Reading the results:
- Looking at the row totals, 10.7% of respondents who have not had sex agreed with the
statement "if you had sexual intercourse, your friends would respect you more,"
while 61.3% disagreed. Males were more likely to agree than females. For example,
13.7% of White males agreed, versus 3.1% of White females. This gender pattern is
evident among all racial groups in the sample, but Blacks (29.5% for males and 7.7%
for females) and Hispanics (22.9% for males and 2.8% for females) show the greatest
gender differences in their levels of agreement with the statement.
- Similarly, non-sexually active males in the sample (and minority males in particular)
were more likely than non-sexually active females to believe that having sexual
intercourse would make them more attractive. Asian males ranked highest behind Black
males in that regard, but it should be noted that the Asian sample is very small
(n=28), making it difficult to draw inferences about the population of Asian
teenagers from this sample.
- On the other hand, females from all racial groups were more likely to report that
they would feel guilty if they were sexually active (57.7-63.7%, compared with
26.8-54.2% for males), and that their sexual activity would upset their mothers
(80.8-91.1% compared with 62.1-80.4% for males).
- 59.9% of respondents said they had never had sex. Among Whites, 35.2% of males
reported being sexually active -- a percentage almost identical to females (36.6%).
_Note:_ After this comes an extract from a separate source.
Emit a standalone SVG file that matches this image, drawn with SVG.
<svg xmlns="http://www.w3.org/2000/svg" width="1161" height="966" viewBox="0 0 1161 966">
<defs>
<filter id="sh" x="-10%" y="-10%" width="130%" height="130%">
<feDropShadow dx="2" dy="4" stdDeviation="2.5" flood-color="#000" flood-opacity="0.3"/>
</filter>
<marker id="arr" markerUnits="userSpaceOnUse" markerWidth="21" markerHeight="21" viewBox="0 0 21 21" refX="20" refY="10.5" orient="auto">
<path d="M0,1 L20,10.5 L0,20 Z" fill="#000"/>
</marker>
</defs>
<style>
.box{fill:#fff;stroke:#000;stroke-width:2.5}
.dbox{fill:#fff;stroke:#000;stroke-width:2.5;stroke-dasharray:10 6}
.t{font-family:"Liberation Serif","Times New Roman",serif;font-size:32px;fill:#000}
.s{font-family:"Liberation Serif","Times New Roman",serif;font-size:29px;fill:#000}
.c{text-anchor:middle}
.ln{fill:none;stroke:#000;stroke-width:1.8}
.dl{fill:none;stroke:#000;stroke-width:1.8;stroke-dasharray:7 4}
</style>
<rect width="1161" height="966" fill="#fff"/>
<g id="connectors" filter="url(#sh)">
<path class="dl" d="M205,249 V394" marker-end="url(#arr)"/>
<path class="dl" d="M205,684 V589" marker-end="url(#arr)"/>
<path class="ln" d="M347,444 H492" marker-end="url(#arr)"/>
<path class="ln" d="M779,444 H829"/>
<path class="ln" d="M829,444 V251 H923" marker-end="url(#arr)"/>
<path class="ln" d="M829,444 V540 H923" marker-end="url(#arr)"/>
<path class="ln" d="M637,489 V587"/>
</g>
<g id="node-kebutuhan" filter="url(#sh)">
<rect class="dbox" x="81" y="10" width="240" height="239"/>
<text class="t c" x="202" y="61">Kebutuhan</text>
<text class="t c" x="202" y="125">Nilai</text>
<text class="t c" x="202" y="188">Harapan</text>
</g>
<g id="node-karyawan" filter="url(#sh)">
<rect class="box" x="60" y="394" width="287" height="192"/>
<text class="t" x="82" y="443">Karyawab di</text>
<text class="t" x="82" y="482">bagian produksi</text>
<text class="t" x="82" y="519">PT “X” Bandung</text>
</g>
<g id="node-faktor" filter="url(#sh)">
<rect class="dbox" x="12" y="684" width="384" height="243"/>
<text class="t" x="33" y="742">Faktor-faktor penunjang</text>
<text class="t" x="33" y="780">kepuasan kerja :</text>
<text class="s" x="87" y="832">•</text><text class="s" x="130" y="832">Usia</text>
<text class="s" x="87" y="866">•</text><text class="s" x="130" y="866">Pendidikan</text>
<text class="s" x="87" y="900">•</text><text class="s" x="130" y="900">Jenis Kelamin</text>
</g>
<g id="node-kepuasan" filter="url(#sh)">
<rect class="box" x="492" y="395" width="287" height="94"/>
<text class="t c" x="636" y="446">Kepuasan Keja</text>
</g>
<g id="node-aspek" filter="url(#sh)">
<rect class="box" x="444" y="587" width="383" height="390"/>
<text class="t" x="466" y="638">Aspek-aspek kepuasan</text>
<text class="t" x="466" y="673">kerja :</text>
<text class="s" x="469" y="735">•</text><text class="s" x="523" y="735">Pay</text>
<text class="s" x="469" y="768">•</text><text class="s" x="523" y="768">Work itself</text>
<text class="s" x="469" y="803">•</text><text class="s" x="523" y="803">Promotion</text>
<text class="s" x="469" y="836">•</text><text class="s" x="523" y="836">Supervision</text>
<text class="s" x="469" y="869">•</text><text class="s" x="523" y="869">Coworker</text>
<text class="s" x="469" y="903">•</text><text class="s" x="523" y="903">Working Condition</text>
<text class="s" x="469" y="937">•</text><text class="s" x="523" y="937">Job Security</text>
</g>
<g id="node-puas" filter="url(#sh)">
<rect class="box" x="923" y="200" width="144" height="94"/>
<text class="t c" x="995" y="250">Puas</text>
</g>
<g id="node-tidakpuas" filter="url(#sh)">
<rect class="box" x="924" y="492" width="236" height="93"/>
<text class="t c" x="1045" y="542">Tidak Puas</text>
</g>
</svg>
The same is true for Asians, but not Blacks and Hispanics. 61% of Black males and
45.6% of Hispanic males said they were sexually active, compared to 46.2% of Black
females and 33.2% of Hispanic females.
- Males have, on average, more sexual partners than females. This difference is most
noticeable among Black adolescents: Black males report an average of 10.24 partners,
while Black females report only 4.36. White females report the highest number of
partners: about 5 (4.96), compared with 4.36, 4.40, and 2.64 for Black females,
Hispanic females, and Asian females, respectively.
- 12.6% of non-sexually active Black males agree that getting their partner pregnant
would not be so bad, compared with 8.2% of non-sexually active Hispanic males and
2.8% of non-sexually active White males. Among non-sexually active females, Black
respondents were the most likely to show a positive attitude about pregnancy (10.6%
versus 7.0% for Hispanics and 2.6% for Whites).
- Among those who have not had sex, White males (80.4%) were more likely than White
females (72.1%) to agree that pregnancy would embarrass their family. Though the
differences are smaller, there is a similar pattern for Black males and females. The
pattern is different for Hispanics and Asians as these females are more likely than
males to believe that pregnancy will embarrass the family.
- When we consider the whole sample, we see that not all racial groups have the same
sense of shame about teenage pregnancy. Asians were twice as likely as Blacks to
report that getting (someone) pregnant would embarrass their family (86.7% of Asians
fall in that category, compared with about 42% of Blacks). Remember though that
small number of Asians in this sample may mean that we should be careful about
generalizing from this sample.
- About one in five sexually-active adolescent girls in the sample has been pregnant
(18.9%). 19.7% of Hispanic females, compared to 15.4% of Whites, and 24.6% of
Blacks, said that they have been pregnant.
The goal of this exercise was to explore how adolescents view sexuality and
pregnancy, and whether race and gender influence their beliefs and attitudes about
these topics. Taken together, the results show that gender and race do make a
difference in adolescents' attitudes. Males (especially Black and Hispanic males)
tend to perceive more benefits from sex compared to females, which may explain why
they tend to be more sexually active and to report more partners than females, who
feel more guilt and shame about sex and perceive less positive benefits from sex.
Similarly females appear to have more shame and less positive perceptions about
pregnancy than males, and Black males in particular.
Further research might explore why shame and guilt about sex seem to operate
differently in different racial groups.